------ Input rows ------
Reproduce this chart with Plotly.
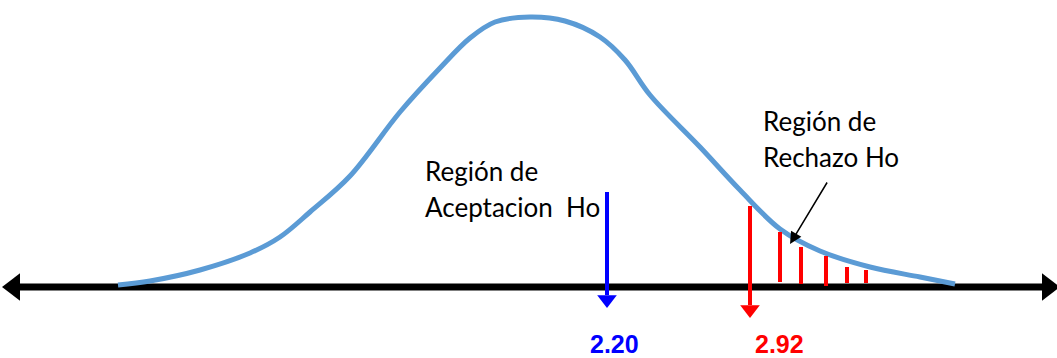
import plotly.graph_objects as go

# Canvas units: one unit per pixel, y grows downward
W, H = 1057, 358

# Distribution curve (skewed bell), sampled along the canvas
curve_x = [118, 150, 200, 250, 280, 310, 350, 400, 440, 470, 495, 530, 565,
           600, 625, 650, 700, 740, 780, 820, 870, 920, 955]
curve_y = [285, 281, 270, 253, 237, 212, 176, 112, 68, 38, 22, 17, 21,
           37, 60, 95, 147, 190, 229, 251, 267, 277, 284]

# Horizontal axis line
axis_y = 287
axis_x = [18, 1046]

# Test statistic (blue) and critical value (red)
stat_label, stat_x, stat_top, stat_tip = "2.20", 607, 192, 308
crit_label, crit_x, crit_top, crit_tip = "2.92", 750, 206, 318

# Rejection-region hatching
hatch_x = [780, 801, 826, 847, 866]
hatch_top = [232, 247, 256, 267, 270]
hatch_bottom = [282, 284, 286, 283, 283]

# Text labels
accept_lines = ["Región de", "Aceptacion\u00a0\u00a0Ho"]
reject_lines = ["Región de", "Rechazo Ho"]

fig = go.Figure()

# axis line with arrowheads on both ends
fig.add_trace(go.Scatter(x=axis_x, y=[axis_y, axis_y], mode="lines",
                         line=dict(color="black", width=7), hoverinfo="skip"))
fig.add_trace(go.Scatter(x=[axis_x[0] - 4, axis_x[1] + 2], y=[axis_y, axis_y], mode="markers",
                         marker=dict(symbol=["triangle-left", "triangle-right"], size=24,
                                     color="black"), hoverinfo="skip"))

# curve
fig.add_trace(go.Scatter(x=curve_x, y=curve_y, mode="lines",
                         line=dict(color="#5B9BD5", width=5, shape="spline", smoothing=1.0),
                         hoverinfo="skip"))

# hatching
hx, hy = [], []
for x, t, b in zip(hatch_x, hatch_top, hatch_bottom):
    hx += [x, x, None]
    hy += [t, b, None]
fig.add_trace(go.Scatter(x=hx, y=hy, mode="lines", line=dict(color="red", width=4),
                         hoverinfo="skip"))


def down_arrow(x, top, tip, color):
    head = 15
    fig.add_trace(go.Scatter(x=[x, x], y=[top, tip - head + 2], mode="lines",
                             line=dict(color=color, width=4), hoverinfo="skip"))
    fig.add_trace(go.Scatter(x=[x], y=[tip - head / 2 - 1], mode="markers",
                             marker=dict(symbol="triangle-down", size=17, color=color),
                             hoverinfo="skip"))


down_arrow(stat_x, stat_top, stat_tip, "#0000FF")
down_arrow(crit_x, crit_top, crit_tip, "#FF0000")

value_font = dict(family="Liberation Sans, Arial", size=25, color="#0000FF")
fig.add_annotation(x=stat_x + 7, y=344, text=f"<b>{stat_label}</b>", showarrow=False,
                   xanchor="center", yanchor="middle", font=value_font)
fig.add_annotation(x=crit_x + 29, y=344, text=f"<b>{crit_label}</b>", showarrow=False,
                   xanchor="center", yanchor="middle", font=dict(value_font, color="#FF0000"))

label_font = dict(family="Lato, Open Sans, sans-serif", size=26, color="black")
for i, line in enumerate(accept_lines):
    fig.add_annotation(x=423, y=171 + 36 * i, text=line, showarrow=False,
                       xanchor="left", yanchor="middle", font=label_font)
for i, line in enumerate(reject_lines):
    fig.add_annotation(x=761, y=121 + 36 * i, text=line, showarrow=False,
                       xanchor="left", yanchor="middle", font=label_font)

# pointer to the rejection region
fig.add_annotation(x=790, y=244, ax=828, ay=181, xref="x", yref="y", axref="x", ayref="y",
                   text="", showarrow=True, arrowhead=2, arrowsize=1.6, arrowwidth=1.5,
                   arrowcolor="black")

fig.update_layout(width=W, height=H, margin=dict(l=0, r=0, t=0, b=0),
                  paper_bgcolor="white", plot_bgcolor="white", showlegend=False,
                  xaxis=dict(range=[0, W], visible=False, fixedrange=True),
                  yaxis=dict(range=[H, 0], visible=False, fixedrange=True))

fig.write_html("out.html", config={"displayModeBar": False})
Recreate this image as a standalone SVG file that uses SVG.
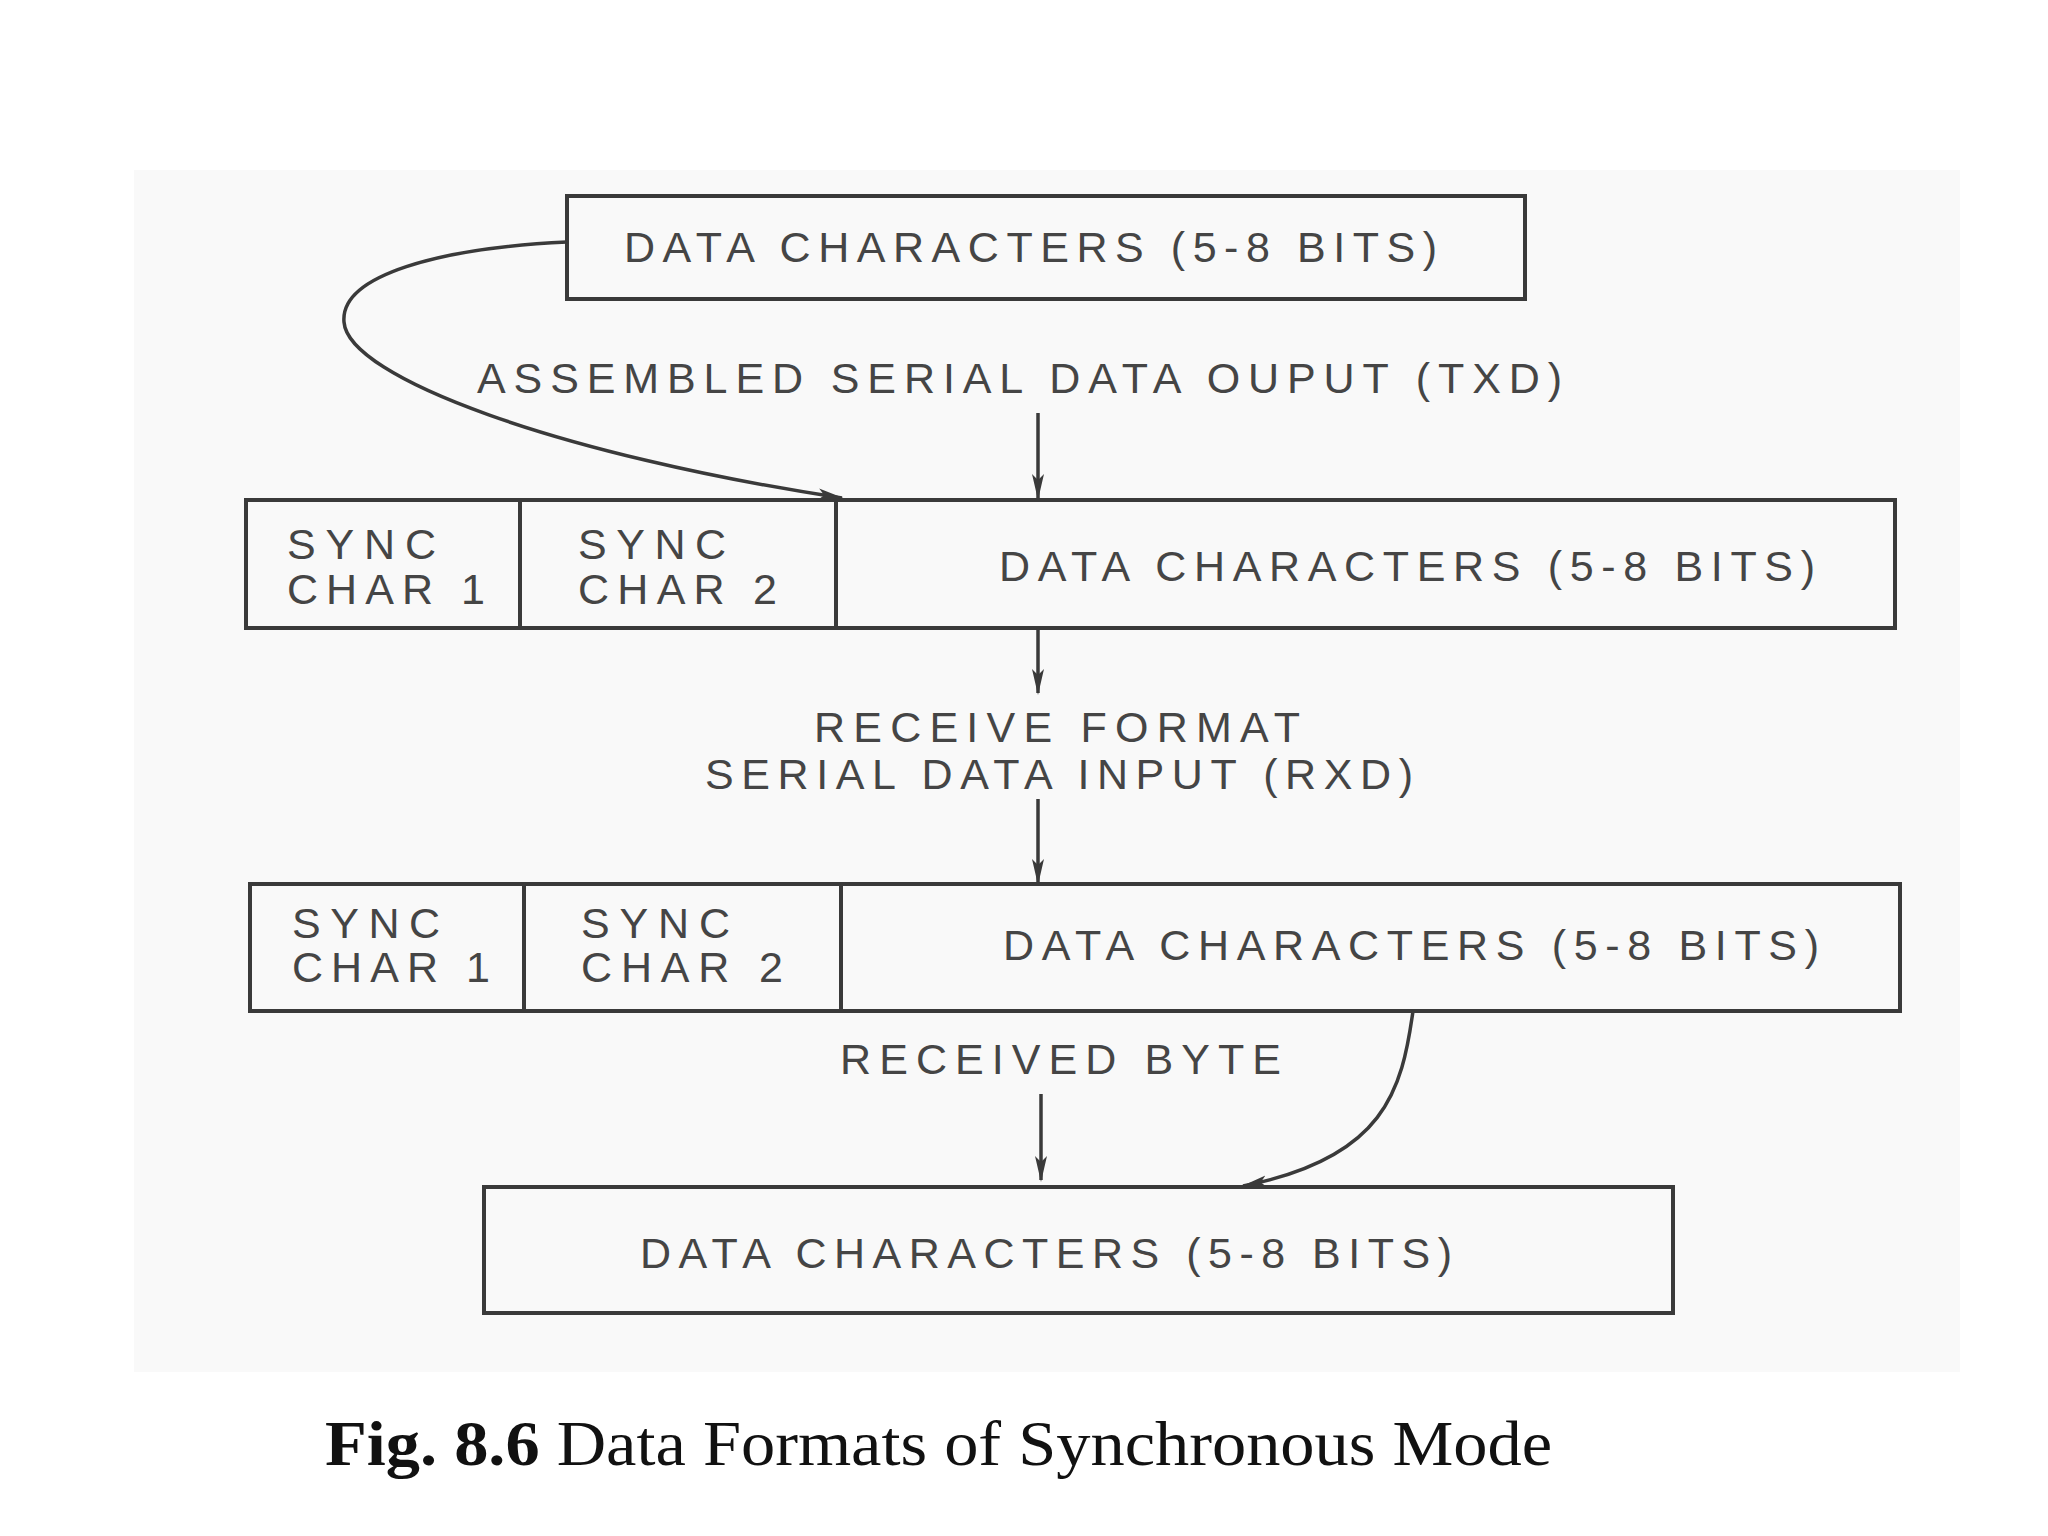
------
(Given task) Copy out all the entries exactly. Images stay out of the copy.

(In response)
Reproduce this chart with Plotly.
import plotly.graph_objects as go

# Canvas units: one unit per pixel, y grows downward
W, H = 1057, 358

# Distribution curve (skewed bell), sampled along the canvas
curve_x = [118, 150, 200, 250, 280, 310, 350, 400, 440, 470, 495, 530, 565,
           600, 625, 650, 700, 740, 780, 820, 870, 920, 955]
curve_y = [285, 281, 270, 253, 237, 212, 176, 112, 68, 38, 22, 17, 21,
           37, 60, 95, 147, 190, 229, 251, 267, 277, 284]

# Horizontal axis line
axis_y = 287
axis_x = [18, 1046]

# Test statistic (blue) and critical value (red)
stat_label, stat_x, stat_top, stat_tip = "2.20", 607, 192, 308
crit_label, crit_x, crit_top, crit_tip = "2.92", 750, 206, 318

# Rejection-region hatching
hatch_x = [780, 801, 826, 847, 866]
hatch_top = [232, 247, 256, 267, 270]
hatch_bottom = [282, 284, 286, 283, 283]

# Text labels
accept_lines = ["Región de", "Aceptacion\u00a0\u00a0Ho"]
reject_lines = ["Región de", "Rechazo Ho"]

fig = go.Figure()

# axis line with arrowheads on both ends
fig.add_trace(go.Scatter(x=axis_x, y=[axis_y, axis_y], mode="lines",
                         line=dict(color="black", width=7), hoverinfo="skip"))
fig.add_trace(go.Scatter(x=[axis_x[0] - 4, axis_x[1] + 2], y=[axis_y, axis_y], mode="markers",
                         marker=dict(symbol=["triangle-left", "triangle-right"], size=24,
                                     color="black"), hoverinfo="skip"))

# curve
fig.add_trace(go.Scatter(x=curve_x, y=curve_y, mode="lines",
                         line=dict(color="#5B9BD5", width=5, shape="spline", smoothing=1.0),
                         hoverinfo="skip"))

# hatching
hx, hy = [], []
for x, t, b in zip(hatch_x, hatch_top, hatch_bottom):
    hx += [x, x, None]
    hy += [t, b, None]
fig.add_trace(go.Scatter(x=hx, y=hy, mode="lines", line=dict(color="red", width=4),
                         hoverinfo="skip"))


def down_arrow(x, top, tip, color):
    head = 15
    fig.add_trace(go.Scatter(x=[x, x], y=[top, tip - head + 2], mode="lines",
                             line=dict(color=color, width=4), hoverinfo="skip"))
    fig.add_trace(go.Scatter(x=[x], y=[tip - head / 2 - 1], mode="markers",
                             marker=dict(symbol="triangle-down", size=17, color=color),
                             hoverinfo="skip"))


down_arrow(stat_x, stat_top, stat_tip, "#0000FF")
down_arrow(crit_x, crit_top, crit_tip, "#FF0000")

value_font = dict(family="Liberation Sans, Arial", size=25, color="#0000FF")
fig.add_annotation(x=stat_x + 7, y=344, text=f"<b>{stat_label}</b>", showarrow=False,
                   xanchor="center", yanchor="middle", font=value_font)
fig.add_annotation(x=crit_x + 29, y=344, text=f"<b>{crit_label}</b>", showarrow=False,
                   xanchor="center", yanchor="middle", font=dict(value_font, color="#FF0000"))

label_font = dict(family="Lato, Open Sans, sans-serif", size=26, color="black")
for i, line in enumerate(accept_lines):
    fig.add_annotation(x=423, y=171 + 36 * i, text=line, showarrow=False,
                       xanchor="left", yanchor="middle", font=label_font)
for i, line in enumerate(reject_lines):
    fig.add_annotation(x=761, y=121 + 36 * i, text=line, showarrow=False,
                       xanchor="left", yanchor="middle", font=label_font)

# pointer to the rejection region
fig.add_annotation(x=790, y=244, ax=828, ay=181, xref="x", yref="y", axref="x", ayref="y",
                   text="", showarrow=True, arrowhead=2, arrowsize=1.6, arrowwidth=1.5,
                   arrowcolor="black")

fig.update_layout(width=W, height=H, margin=dict(l=0, r=0, t=0, b=0),
                  paper_bgcolor="white", plot_bgcolor="white", showlegend=False,
                  xaxis=dict(range=[0, W], visible=False, fixedrange=True),
                  yaxis=dict(range=[H, 0], visible=False, fixedrange=True))

fig.write_html("out.html", config={"displayModeBar": False})
Recreate this image as a standalone SVG file that uses SVG.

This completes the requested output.